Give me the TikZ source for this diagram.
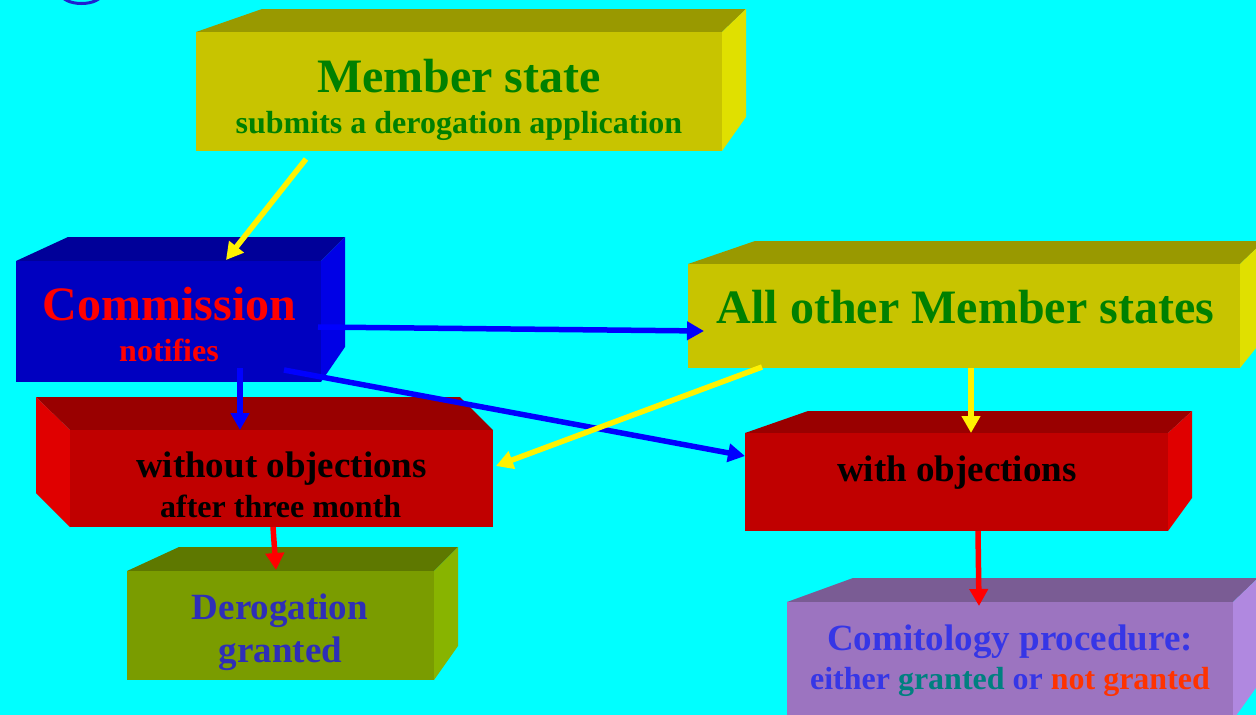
\documentclass[tikz,border=0pt]{standalone}
\usepackage{fontspec}
\setmainfont{Liberation Serif}
\usetikzlibrary{arrows.meta}
\definecolor{bgc}{HTML}{00FFFF}
\definecolor{yfront}{HTML}{C8C400}
\definecolor{ytop}{HTML}{999900}
\definecolor{yside}{HTML}{E0E000}
\definecolor{bfront}{HTML}{0000C0}
\definecolor{btop}{HTML}{000099}
\definecolor{bside}{HTML}{0000E6}
\definecolor{rfront}{HTML}{C00000}
\definecolor{rtop}{HTML}{990000}
\definecolor{rside}{HTML}{E00000}
\definecolor{gfront}{HTML}{7A9C00}
\definecolor{gtop}{HTML}{5E7800}
\definecolor{gside}{HTML}{88B400}
\definecolor{pfront}{HTML}{9C74C0}
\definecolor{ptop}{HTML}{7A5C94}
\definecolor{pside}{HTML}{B088E0}
\definecolor{txtgreen}{HTML}{008000}
\definecolor{txtblue}{HTML}{2E2EB8}
\definecolor{txtblueb}{HTML}{3636E6}
\definecolor{txtteal}{HTML}{008080}
\definecolor{txtorange}{HTML}{FF3300}
\definecolor{glyphblue}{HTML}{2020D0}
\newcommand\Fsz[1]{\fontsize{#1}{#1}\selectfont}
\begin{document}
\begin{tikzpicture}[x=1pt,y=-1pt,
  face/.style={draw=none, inner sep=0pt, outer sep=0pt},
  lbl/.style={anchor=base, inner sep=0pt, outer sep=0pt, font=\bfseries},
  conn/.style={line width=5.5pt, -{Triangle[length=17pt,width=18pt]}},
]
\useasboundingbox (0,0) rectangle (1256,715);
\fill[bgc] (0,0) rectangle (1256,715);
\clip (0,0) rectangle (1256,715);

% fragment of a title glyph at the top edge
\draw[line width=3pt, glyphblue] (81.5,-6) ellipse [x radius=20, y radius=9.5];

% Box 1: Member state
\fill[ytop] (196,32) -- (262,9) -- (746,9) -- (722,32) -- cycle;
\fill[yside] (722,32) -- (746,9) -- (746,117) -- (722,151) -- cycle;
\node[face, fill=yfront, minimum width=526pt, minimum height=119pt] (ms) at (459,91.5) {};
\node[lbl, text=txtgreen, font=\bfseries\Fsz{48}] (ms1) at (459,92) {Member state};
\node[lbl, text=txtgreen, font=\bfseries\Fsz{32}] (ms2) at (459,133) {submits a derogation application};

% Box 2: Commission
\fill[btop] (16,261) -- (68,237) -- (345,237) -- (321,261) -- cycle;
\fill[bside] (321,261) -- (345,237) -- (345,347) -- (321,382) -- cycle;
\node[face, fill=bfront, minimum width=305pt, minimum height=121pt] (cm) at (168.5,321.5) {};
\node[lbl, text=red, font=\bfseries\Fsz{48}] (cm1) at (169.5,320) {Commission};
\node[lbl, text=red, font=\bfseries\Fsz{32}] (cm2) at (169,361) {notifies};

% Box 3: All other Member states
\fill[ytop] (688,264) -- (755,241) -- (1264,241) -- (1240,264) -- cycle;
\fill[yside] (1240,264) -- (1264,241) -- (1264,338) -- (1240,368) -- cycle;
\node[face, fill=yfront, minimum width=552pt, minimum height=104pt] (ao) at (964,316) {};
\node[lbl, text=txtgreen, font=\bfseries\Fsz{48}] (ao1) at (965.5,323) {All other Member states};

% Box 4: without objections
\fill[rtop] (36,397) -- (460,397) -- (493,430) -- (70,430) -- cycle;
\fill[rside] (36,397) -- (70,430) -- (70,527) -- (36,493) -- cycle;
\node[face, fill=rfront, minimum width=423pt, minimum height=97pt] (wo) at (281.5,478.5) {};
\node[lbl, text=black, font=\bfseries\Fsz{37}] (wo1) at (281.5,477) {without objections};
\node[lbl, text=black, font=\bfseries\Fsz{32}] (wo2) at (280.7,517) {after three month};

% Box 5: with objections
\fill[rtop] (745,433) -- (808,411) -- (1192,411) -- (1168,433) -- cycle;
\fill[rside] (1168,433) -- (1192,411) -- (1192,498) -- (1168,531) -- cycle;
\node[face, fill=rfront, minimum width=423pt, minimum height=98pt] (wi) at (956.5,482) {};
\node[lbl, text=black, font=\bfseries\Fsz{37}] (wi1) at (957,481) {with objections};

% Box 6: Derogation granted
\fill[gtop] (127,571) -- (179,547) -- (458,547) -- (434,571) -- cycle;
\fill[gside] (434,571) -- (458,547) -- (458,646) -- (434,680) -- cycle;
\node[face, fill=gfront, minimum width=307pt, minimum height=109pt] (dg) at (280.5,625.5) {};
\node[lbl, text=txtblue, font=\bfseries\Fsz{37}] (dg1) at (280,619) {Derogation};
\node[lbl, text=txtblue, font=\bfseries\Fsz{37}] (dg2) at (280.5,662) {granted};

% Box 7: Comitology procedure
\fill[ptop] (787,602) -- (853,578) -- (1258,578) -- (1233,602) -- cycle;
\fill[pside] (1233,602) -- (1258,578) -- (1258,685) -- (1233,720) -- cycle;
\node[face, fill=pfront, minimum width=446pt, minimum height=118pt] (cp) at (1010,661) {};
\node[lbl, text=txtblueb, font=\bfseries\Fsz{37}] (cp1) at (1010,650) {Comitology procedure:};
\node[lbl, font=\bfseries\Fsz{32}] (cp2) at (1010,689) {\textcolor{txtblueb}{either} \textcolor{txtteal}{granted} \textcolor{txtblueb}{or} \textcolor{txtorange}{not granted}};

% connector free ends
\coordinate (s1) at (306,159);
\coordinate (s2) at (318,327);
\coordinate (s3) at (240,368);
\coordinate (s4) at (284,370);
\coordinate (s5) at (762,367);
\coordinate (s6) at (971,368);
\coordinate (s7) at (273,527);
\coordinate (s8) at (978,531);

% connectors
\draw[conn, yellow] (s1) -- ([xshift=210pt,yshift=1pt]cm.north west);
\draw[conn, blue] (s2) -- ([xshift=16pt,yshift=-15pt]ao.west);
\draw[conn, blue] (s3) -- ([xshift=170pt]wo.north west);
\draw[conn, blue] (s4) -- ([yshift=26pt]wi.west);
\draw[conn, yellow] (s5) -- ([xshift=3pt,yshift=12.5pt]wo.east);
\draw[conn, yellow] (s6) -- ([xshift=226pt]wi.north west);
\draw[conn, red] (s7) -- ([xshift=149pt,yshift=1pt]dg.north west);
\draw[conn, red] (s8) -- ([xshift=192pt,yshift=-4pt]cp.north west);
\end{tikzpicture}
\end{document}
——————
Exercise goal >>
Retype each line of the listing above word for word. Exclude the pictures.

Answer to the problem >>
Give me the TikZ source for this diagram.
\documentclass[tikz,border=0pt]{standalone}
\usepackage{fontspec}
\setmainfont{Liberation Serif}
\usetikzlibrary{arrows.meta}
\definecolor{bgc}{HTML}{00FFFF}
\definecolor{yfront}{HTML}{C8C400}
\definecolor{ytop}{HTML}{999900}
\definecolor{yside}{HTML}{E0E000}
\definecolor{bfront}{HTML}{0000C0}
\definecolor{btop}{HTML}{000099}
\definecolor{bside}{HTML}{0000E6}
\definecolor{rfront}{HTML}{C00000}
\definecolor{rtop}{HTML}{990000}
\definecolor{rside}{HTML}{E00000}
\definecolor{gfront}{HTML}{7A9C00}
\definecolor{gtop}{HTML}{5E7800}
\definecolor{gside}{HTML}{88B400}
\definecolor{pfront}{HTML}{9C74C0}
\definecolor{ptop}{HTML}{7A5C94}
\definecolor{pside}{HTML}{B088E0}
\definecolor{txtgreen}{HTML}{008000}
\definecolor{txtblue}{HTML}{2E2EB8}
\definecolor{txtblueb}{HTML}{3636E6}
\definecolor{txtteal}{HTML}{008080}
\definecolor{txtorange}{HTML}{FF3300}
\definecolor{glyphblue}{HTML}{2020D0}
\newcommand\Fsz[1]{\fontsize{#1}{#1}\selectfont}
\begin{document}
\begin{tikzpicture}[x=1pt,y=-1pt,
  face/.style={draw=none, inner sep=0pt, outer sep=0pt},
  lbl/.style={anchor=base, inner sep=0pt, outer sep=0pt, font=\bfseries},
  conn/.style={line width=5.5pt, -{Triangle[length=17pt,width=18pt]}},
]
\useasboundingbox (0,0) rectangle (1256,715);
\fill[bgc] (0,0) rectangle (1256,715);
\clip (0,0) rectangle (1256,715);

% fragment of a title glyph at the top edge
\draw[line width=3pt, glyphblue] (81.5,-6) ellipse [x radius=20, y radius=9.5];

% Box 1: Member state
\fill[ytop] (196,32) -- (262,9) -- (746,9) -- (722,32) -- cycle;
\fill[yside] (722,32) -- (746,9) -- (746,117) -- (722,151) -- cycle;
\node[face, fill=yfront, minimum width=526pt, minimum height=119pt] (ms) at (459,91.5) {};
\node[lbl, text=txtgreen, font=\bfseries\Fsz{48}] (ms1) at (459,92) {Member state};
\node[lbl, text=txtgreen, font=\bfseries\Fsz{32}] (ms2) at (459,133) {submits a derogation application};

% Box 2: Commission
\fill[btop] (16,261) -- (68,237) -- (345,237) -- (321,261) -- cycle;
\fill[bside] (321,261) -- (345,237) -- (345,347) -- (321,382) -- cycle;
\node[face, fill=bfront, minimum width=305pt, minimum height=121pt] (cm) at (168.5,321.5) {};
\node[lbl, text=red, font=\bfseries\Fsz{48}] (cm1) at (169.5,320) {Commission};
\node[lbl, text=red, font=\bfseries\Fsz{32}] (cm2) at (169,361) {notifies};

% Box 3: All other Member states
\fill[ytop] (688,264) -- (755,241) -- (1264,241) -- (1240,264) -- cycle;
\fill[yside] (1240,264) -- (1264,241) -- (1264,338) -- (1240,368) -- cycle;
\node[face, fill=yfront, minimum width=552pt, minimum height=104pt] (ao) at (964,316) {};
\node[lbl, text=txtgreen, font=\bfseries\Fsz{48}] (ao1) at (965.5,323) {All other Member states};

% Box 4: without objections
\fill[rtop] (36,397) -- (460,397) -- (493,430) -- (70,430) -- cycle;
\fill[rside] (36,397) -- (70,430) -- (70,527) -- (36,493) -- cycle;
\node[face, fill=rfront, minimum width=423pt, minimum height=97pt] (wo) at (281.5,478.5) {};
\node[lbl, text=black, font=\bfseries\Fsz{37}] (wo1) at (281.5,477) {without objections};
\node[lbl, text=black, font=\bfseries\Fsz{32}] (wo2) at (280.7,517) {after three month};

% Box 5: with objections
\fill[rtop] (745,433) -- (808,411) -- (1192,411) -- (1168,433) -- cycle;
\fill[rside] (1168,433) -- (1192,411) -- (1192,498) -- (1168,531) -- cycle;
\node[face, fill=rfront, minimum width=423pt, minimum height=98pt] (wi) at (956.5,482) {};
\node[lbl, text=black, font=\bfseries\Fsz{37}] (wi1) at (957,481) {with objections};

% Box 6: Derogation granted
\fill[gtop] (127,571) -- (179,547) -- (458,547) -- (434,571) -- cycle;
\fill[gside] (434,571) -- (458,547) -- (458,646) -- (434,680) -- cycle;
\node[face, fill=gfront, minimum width=307pt, minimum height=109pt] (dg) at (280.5,625.5) {};
\node[lbl, text=txtblue, font=\bfseries\Fsz{37}] (dg1) at (280,619) {Derogation};
\node[lbl, text=txtblue, font=\bfseries\Fsz{37}] (dg2) at (280.5,662) {granted};

% Box 7: Comitology procedure
\fill[ptop] (787,602) -- (853,578) -- (1258,578) -- (1233,602) -- cycle;
\fill[pside] (1233,602) -- (1258,578) -- (1258,685) -- (1233,720) -- cycle;
\node[face, fill=pfront, minimum width=446pt, minimum height=118pt] (cp) at (1010,661) {};
\node[lbl, text=txtblueb, font=\bfseries\Fsz{37}] (cp1) at (1010,650) {Comitology procedure:};
\node[lbl, font=\bfseries\Fsz{32}] (cp2) at (1010,689) {\textcolor{txtblueb}{either} \textcolor{txtteal}{granted} \textcolor{txtblueb}{or} \textcolor{txtorange}{not granted}};

% connector free ends
\coordinate (s1) at (306,159);
\coordinate (s2) at (318,327);
\coordinate (s3) at (240,368);
\coordinate (s4) at (284,370);
\coordinate (s5) at (762,367);
\coordinate (s6) at (971,368);
\coordinate (s7) at (273,527);
\coordinate (s8) at (978,531);

% connectors
\draw[conn, yellow] (s1) -- ([xshift=210pt,yshift=1pt]cm.north west);
\draw[conn, blue] (s2) -- ([xshift=16pt,yshift=-15pt]ao.west);
\draw[conn, blue] (s3) -- ([xshift=170pt]wo.north west);
\draw[conn, blue] (s4) -- ([yshift=26pt]wi.west);
\draw[conn, yellow] (s5) -- ([xshift=3pt,yshift=12.5pt]wo.east);
\draw[conn, yellow] (s6) -- ([xshift=226pt]wi.north west);
\draw[conn, red] (s7) -- ([xshift=149pt,yshift=1pt]dg.north west);
\draw[conn, red] (s8) -- ([xshift=192pt,yshift=-4pt]cp.north west);
\end{tikzpicture}
\end{document}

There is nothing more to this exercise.